5. SimCity 2000. “In game designer Will Wright’s mind, we can all be master planners, movie directors, architects, little or BIG gods — and bear the great responsibilities that come with great power.” Will Wright (American, born 1960). Publisher: Electronic Arts. 1989. Video game. Gift of Electronic Arts. © 2012 Electronic Arts.
6. The Sims. “So, so, so deep! I can hardly think of a more interesting and ambitious construct (except perhaps Spore, but it did not work out as well) than a game about building a family, and then a community. It blows my mind.” Will Wright (American, born 1960). Publisher: Electronic Arts. 2000. Video game. Gift of Electronic Arts. © 2012 Electronic Arts.
7. Vib-Ribbon. “This is a lovely game that responds to the music the player chooses (the ‘preassigned’ demo plays to a haunting tune that reminds me of Jay-Z’s ‘Hard Knock Life’). But more than anything, its minimal graphics remind me of a cartoon I grew up with in Italy, Osvaldo Cavandoli’s La Linea.” Masaya Matsuura (Japanese, born 1961). Publisher: Sony Computer Entertainment Inc. 1997-1999. video game. Gift of Sony Computer Entertainment Inc. © 1999 Sony Computer Entertainment Inc.
8. Katamari Damacy. “In interaction design, Katamari Damacy represents the power of pure, unadulterated, good delight — of course supported by strong code and spatial and narrative sense.
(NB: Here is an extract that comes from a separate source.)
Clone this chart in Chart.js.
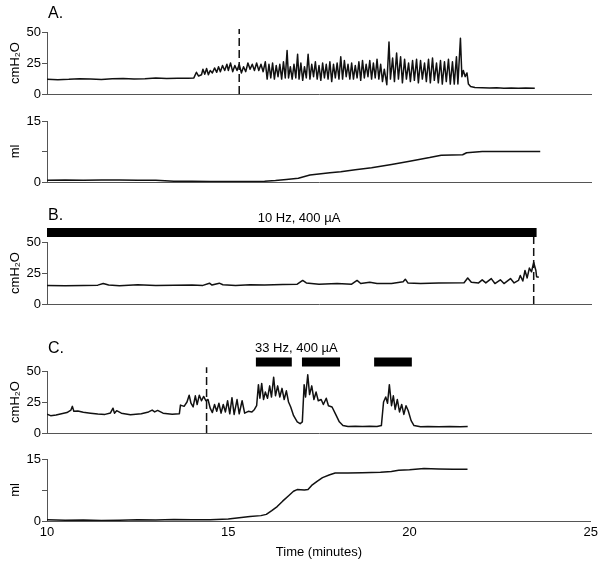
<!DOCTYPE html>
<html>
<head>
<meta charset="utf-8">
<script src="https://cdn.jsdelivr.net/npm/chart.js@4.4.1/dist/chart.umd.min.js"></script>
<style>
  body { margin: 0; background: #fff; }
  #wrap { position: relative; width: 602px; height: 569px; font-family: "Liberation Sans", Arial, sans-serif; color: #000; }
  #wrap canvas { position: absolute; left: 0; }
  .lbl { position: absolute; white-space: nowrap; line-height: 1; }
</style>
</head>
<body>
<div id="wrap">
  <canvas id="pA1" width="602" height="104" style="top:0px"></canvas>
  <canvas id="pA2" width="602" height="88" style="top:104px"></canvas>
  <canvas id="pB" width="602" height="122" style="top:192px"></canvas>
  <canvas id="pC1" width="602" height="129" style="top:314px"></canvas>
  <canvas id="pC2" width="602" height="126" style="top:443px"></canvas>
  <div class="lbl" style="left:48px;top:5px;font-size:16px">A.</div>
  <div class="lbl" style="left:48px;top:207px;font-size:16px">B.</div>
  <div class="lbl" style="left:48px;top:340px;font-size:16px">C.</div>
  <div class="lbl" style="left:299px;top:211px;font-size:13px;transform:translateX(-50%)">10 Hz, 400 µA</div>
  <div class="lbl" style="left:255px;top:341px;font-size:13px">33 Hz, 400 µA</div>
</div>
<script>
// time axis (minutes)
const timeMin = 10;
const timeMax = 25;
const timeTicks = [10, 15, 20, 25];

// A. bladder pressure (cmH2O) and voided volume (ml)
const pressureA = [
  [10.0,11.8],[10.3,11.5],[10.6,11.8],[10.9,12.3],[11.2,12.0],[11.5,11.6],[11.8,12.2],[12.1,12.4],
  [12.4,12.0],[12.7,12.3],[13.0,13.0],[13.3,12.5],[13.6,12.8],[13.9,12.8],[14.05,13.0],
  [14.12,17.5],[14.18,14.5],[14.26,15.5],[14.3,20],[14.35,16],[14.4,20.5],[14.45,15.5],[14.5,19],
  [14.56,17],[14.62,21],[14.68,17.5],[14.73,22],[14.78,18],[14.84,23],[14.9,19],[14.96,24],[15.0,19],
  [15.06,25],[15.12,18],[15.18,23],[15.24,19],[15.3,24],[15.36,17],[15.42,22],[15.48,18],[15.54,25],
  [15.6,20],[15.66,24],[15.72,19],[15.78,25],[15.84,19],[15.9,24],[15.96,18],
  [16.02,26],[16.07,12],[16.12,24],[16.17,13],[16.22,25],[16.27,12],[16.32,23],[16.37,14],[16.42,24],
  [16.47,12],[16.52,26],[16.57,13],[16.62,35],[16.66,13],[16.71,22],[16.76,12],[16.81,24],[16.86,13],
  [16.91,32],[16.95,12],[17.0,25],[17.05,11],[17.1,22],[17.15,13],[17.2,32],[17.25,12],[17.3,24],
  [17.35,14],[17.4,26],[17.45,12],[17.5,23],[17.55,11],[17.6,25],[17.65,13],[17.7,24],[17.75,12],
  [17.8,26],[17.85,10],[17.9,24],[17.95,13],[18.0,25],[18.05,12],[18.1,30],[18.15,12],[18.2,27],
  [18.25,14],[18.3,24],[18.35,12],[18.4,25],[18.45,12],[18.5,23],[18.55,13],[18.6,26],[18.65,11],
  [18.7,27],[18.75,13],[18.8,24],[18.85,14],[18.9,27],[18.95,12],[19.0,25],[19.05,13],[19.1,28],
  [19.15,12],[19.2,24],[19.25,10],[19.3,20],[19.37,7.5],[19.43,42],[19.47,12],[19.53,29],[19.58,10],
  [19.64,33],[19.69,12],[19.75,30],[19.8,9],[19.86,28],[19.91,12],[19.97,25],[20.02,10],[20.08,27],
  [20.13,11],[20.19,28],[20.24,9],[20.3,27],[20.35,12],[20.41,25],[20.46,10],[20.52,28],[20.57,9],
  [20.63,29],[20.68,11],[20.74,25],[20.79,9],[20.85,27],[20.9,8],[20.96,26],[21.01,10],[21.07,28],
  [21.12,8],[21.18,26],[21.23,8],[21.29,30],[21.33,8],[21.4,45],[21.44,14],[21.48,19],[21.53,14],
  [21.58,17],[21.62,8],[21.68,6],[21.8,5.2],[22.0,5.0],[22.2,4.8],[22.4,5.0],[22.6,4.7],[22.8,4.9],
  [23.0,4.7],[23.2,4.8],[23.45,4.6]
];
const volumeA = [
  [10.0,0.4],[10.5,0.5],[11.0,0.4],[11.5,0.5],[12.0,0.5],[12.5,0.4],[13.0,0.4],[13.5,0.2],[14.0,0.2],
  [14.5,0.15],[15.0,0.1],[15.5,0.15],[16.0,0.2],[16.3,0.35],[16.6,0.6],[16.93,0.9],[17.25,1.7],
  [17.8,2.3],[18.1,2.5],[18.5,3.0],[18.95,3.5],[19.5,4.3],[20.0,5.1],[20.55,6.0],[20.87,6.6],
  [21.46,6.7],[21.57,7.2],[22.0,7.5],[22.5,7.5],[23.0,7.5],[23.6,7.5]
];
const stimA = 15.3;

// B. 10 Hz stimulation
const pressureB = [
  [10.0,15],[10.5,14.8],[11.0,15],[11.4,15.2],[11.55,16.5],[11.7,15.3],[12.0,14.8],[12.5,15.5],
  [13.0,15],[13.5,15.2],[14.0,15.4],[14.3,15],[14.48,16.8],[14.55,15.3],[14.75,16.8],[14.85,15.5],
  [15.2,15],[15.6,15.6],[16.0,15.3],[16.5,15.8],[16.9,16],[17.05,19],[17.15,17],[17.5,16],[18.0,16.5],
  [18.4,16],[18.55,19],[18.65,16.5],[18.9,17.5],[19.1,16.5],[19.5,16.5],[19.82,18],[19.88,20],
  [19.95,17],[20.3,16.5],[20.8,17],[21.5,17.2],[21.6,21],[21.7,17.5],[21.9,17],[22.0,19.5],[22.1,17],
  [22.25,20.5],[22.35,16.5],[22.5,19.5],[22.6,16.5],[22.78,20.5],[22.88,17],[23.0,19],[23.05,23],
  [23.12,18.5],[23.18,27],[23.24,21],[23.3,29],[23.36,26],[23.42,33.5],[23.48,27],[23.5,22],[23.56,21.5]
];
const trainB = [10.0, 23.5];
const stimB = 23.42;

// C. 33 Hz stimulation
const pressureC = [
  [10.0,15.2],[10.1,14.0],[10.25,14.6],[10.4,15.5],[10.55,16.5],[10.66,18.5],[10.7,21.5],[10.74,17.5],
  [10.85,17.8],[11.0,16.8],[11.2,16.0],[11.4,15.3],[11.6,15.0],[11.75,16.2],[11.82,20.0],[11.86,16.0],
  [11.92,18.0],[12.05,16.0],[12.3,14.8],[12.6,15.5],[12.8,17.0],[12.9,18.5],[12.97,17.0],[13.05,18.2],
  [13.2,16.0],[13.45,15.2],[13.65,15.6],[13.68,22.5],[13.78,21.5],[13.86,25.0],[13.92,30.5],
  [13.97,24.0],[14.03,21.0],[14.09,30.0],[14.14,23.0],[14.2,30.5],[14.26,26.0],[14.32,29.5],
  [14.38,26.0],[14.44,27.0],[14.5,20.0],[14.56,16.5],[14.62,23.0],[14.68,17.5],[14.74,24.0],
  [14.8,16.0],[14.86,23.0],[14.92,17.0],[14.98,26.0],[15.04,15.5],[15.1,28.5],[15.16,15.0],
  [15.24,27.0],[15.3,15.5],[15.38,26.0],[15.45,16.0],[15.55,17.5],[15.65,17.0],[15.72,19.0],
  [15.78,22.0],[15.83,39.0],[15.87,28.0],[15.92,40.0],[15.97,27.0],[16.02,33.0],[16.08,28.0],
  [16.14,38.0],[16.19,29.0],[16.25,45.0],[16.3,30.0],[16.36,38.0],[16.42,29.0],[16.48,36.0],
  [16.54,27.0],[16.6,34.0],[16.66,25.0],[16.72,21.0],[16.8,14.0],[16.9,9.0],[16.98,7.5],[17.04,9.0],
  [17.09,39.0],[17.13,29.0],[17.19,47.0],[17.24,31.0],[17.3,38.0],[17.36,27.0],[17.42,33.0],
  [17.48,26.0],[17.56,27.0],[17.62,23.0],[17.7,28.0],[17.76,22.0],[17.86,21.0],[17.96,15.0],
  [18.06,9.0],[18.16,6.0],[18.3,5.2],[18.5,5.5],[18.7,5.2],[18.9,5.5],[19.1,5.2],[19.22,6.0],
  [19.28,25.0],[19.34,29.0],[19.39,24.0],[19.44,39.0],[19.5,22.0],[19.55,30.0],[19.6,19.0],
  [19.66,27.0],[19.72,17.0],[19.78,23.0],[19.84,15.0],[19.9,22.0],[19.96,18.0],[20.04,10.0],
  [20.12,6.0],[20.3,5.0],[20.5,5.3],[20.8,5.0],[21.1,5.3],[21.4,5.0],[21.6,5.2]
];
const volumeC = [
  [10.0,0.3],[10.5,0.2],[11.0,0.25],[11.5,0.15],[12.0,0.2],[12.5,0.3],[13.0,0.25],[13.5,0.35],
  [14.0,0.3],[14.5,0.3],[15.0,0.5],[15.3,0.8],[15.6,1.1],[15.9,1.3],[16.05,1.6],[16.2,2.5],
  [16.35,3.5],[16.5,4.8],[16.65,6.0],[16.8,7.2],[16.9,7.6],[17.1,7.5],[17.2,7.6],[17.3,8.6],
  [17.45,9.6],[17.6,10.5],[17.8,11.2],[17.95,11.6],[18.3,11.6],[18.7,11.7],[19.2,11.8],[19.5,12.0],
  [19.7,12.3],[20.0,12.4],[20.4,12.7],[20.8,12.6],[21.2,12.5],[21.6,12.5]
];
const trainsC = [[15.76, 16.75], [17.03, 18.08], [19.02, 20.06]];
const stimC = 14.4;

const FONT = "'Liberation Sans', Arial, sans-serif";

function pts(list) {
  return list.map(([x, y]) => ({ x, y }));
}

function trace(list) {
  return {
    data: pts(list), borderColor: "#111", borderWidth: 1.5,
    pointRadius: 0, tension: 0, borderJoinStyle: "round"
  };
}

function dashed(t, top) {
  return {
    data: [{ x: t, y: 0 }, { x: t, y: top }], borderColor: "#111", borderWidth: 1.5,
    borderDash: [8, 4], pointRadius: 0, clip: false
  };
}

function train(from, to, level) {
  return {
    data: [{ x: from, y: level }, { x: to, y: level }], borderColor: "#000", borderWidth: 9,
    borderCapStyle: "butt", pointRadius: 0, clip: false
  };
}

function yAxis(max, step, title) {
  return {
    min: 0, max: max,
    afterFit: (s) => { s.width = 47; },
    ticks: {
      stepSize: step, color: "#000", padding: 1, font: { size: 13, family: FONT },
      callback: (v) => (v === 0 || v === max ? v : (max === 50 ? v : ""))
    },
    grid: { drawOnChartArea: false, tickLength: 5, color: "#555" },
    border: { color: "#555", width: 1 },
    title: { display: true, text: title, color: "#000", font: { size: 13, family: FONT }, padding: { top: 8, bottom: 0 } }
  };
}

function xAxis(withLabels) {
  const ax = {
    type: "linear", min: timeMin, max: timeMax, position: "bottom",
    grid: { display: false, drawTicks: false },
    border: { color: "#555", width: 1 },
    ticks: { display: false }
  };
  if (withLabels) {
    ax.afterBuildTicks = (s) => { s.ticks = timeTicks.map((v) => ({ value: v })); };
    ax.afterFit = (s) => { s.height = 48; };
    ax.ticks = { display: true, color: "#000", padding: 4, font: { size: 13, family: FONT } };
    ax.title = { display: true, text: "Time (minutes)", color: "#000", font: { size: 13, family: FONT }, padding: { top: 0, bottom: 9 } };
  } else {
    ax.afterFit = (s) => { s.height = 0; };
  }
  return ax;
}

function panel(id, datasets, y, pad, withLabels) {
  return new Chart(document.getElementById(id), {
    type: "line",
    data: { datasets },
    options: {
      responsive: false, animation: false, parsing: true,
      layout: { padding: { top: pad[0], bottom: pad[1], left: 0, right: 11 } },
      plugins: { legend: { display: false }, tooltip: { enabled: false } },
      scales: { x: xAxis(withLabels), y }
    }
  });
}

panel("pA1", [trace(pressureA), dashed(stimA, 52.5)], yAxis(50, 25, "cmH\u2082O"), [32, 10], false);
panel("pA2", [trace(volumeA)], yAxis(15, 7.5, "ml"), [17, 10], false);
panel("pB", [trace(pressureB), train(trainB[0], trainB[1], 57.7), dashed(stimB, 54)], yAxis(50, 25, "cmH\u2082O"), [50, 10], false);
panel("pC1", [trace(pressureC), dashed(stimC, 53)].concat(trainsC.map((b) => train(b[0], b[1], 57.3))),
  yAxis(50, 25, "cmH\u2082O"), [57, 10], false);
panel("pC2", [trace(volumeC)], yAxis(15, 7.5, "ml"), [16, 0], true);
</script>
</body>
</html>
I have not met a soul who does not smile when the name of the game is mentioned.” Keita Takahashi (Japanese, born 1975). Publisher: NAMCO BANDAI Games Inc. 2003. Video game. Gift of NAMCO BANDAI Games Inc. © 2012 NAMCO BANDAI Games Inc.
9. EVE Online. “Superbly designed, in continuous evolution and as compelling as a great sci-fi saga, EVE is a great example of collective strategy. It also sports a great and generous community that helped us work on the display in the galleries.” CCP Games (Iceland, est. 1997). 2003. Video game. Gift of CCP hf. © 2012 CCP hf.
10. Dwarf Fortress. “The ASCII graphics! Devastatingly elegant. That’s what won us over. Not to mention the super-high IQ barrier of entry. We are watching from a window. When the Adams brothers showed up at the EVE Online fanfest in Rejkyavik, people went crazy. It’s a gamers’ game.” Tarn Adams (American, born 1978) and Zach Adams (American, born 1975). 2006. Video game. Gift of the designers. © 2012 Tarn Adams.
11. Portal. “The spatial progression of the story — an MC Escher-like maze — is groundbreaking. And the protagonist, Chell, is a woman.” Valve (USA, est. 1996). 2005-2007. Video game. Gift of Valve. © 2012 Valve.
12. flOw. “Creator Jenova Chen is a master in the game of surprising experiences — like being a sea creature, or the wind — but we were also interested in the Dynamic Difficulty Adjustment AI system, which enables a game to automatically adjust to a player’s abilities.” Jenova (Xinghan) Chen (Chinese, born 1981) and Nick Clark (American, born 1984). Publisher: thatgamecompany. 2007. Video game. Gift of Jenova Chen, Nick Clark, and Austin Wintory of thatgamecompany. © 2012 thatgamecompany.
13. Passage. “You have five minutes, you live, you grow old, you die, and there is no extra life. Along the way, you make choices. For instance, if you choose to have a partner, life will be more complicated but longer. Quite existentialist.” Jason Rohrer (American, born 1977). 2007. Video game. Gift of the designer. Image courtesy Brandon Boyer.
14. Canabalt. “A classic side-scroll runner in black and white, Canabalt has sophisticated indie cred and takes very little memory, but it exploits all the tricks of the contemporary trade in ways that transpire in its ‘buglessness’.” Adam Saltsman (American, born 1982). Music by Daniel Baranowsky (American, born 1984). Video game. 2009. Gift of the designer.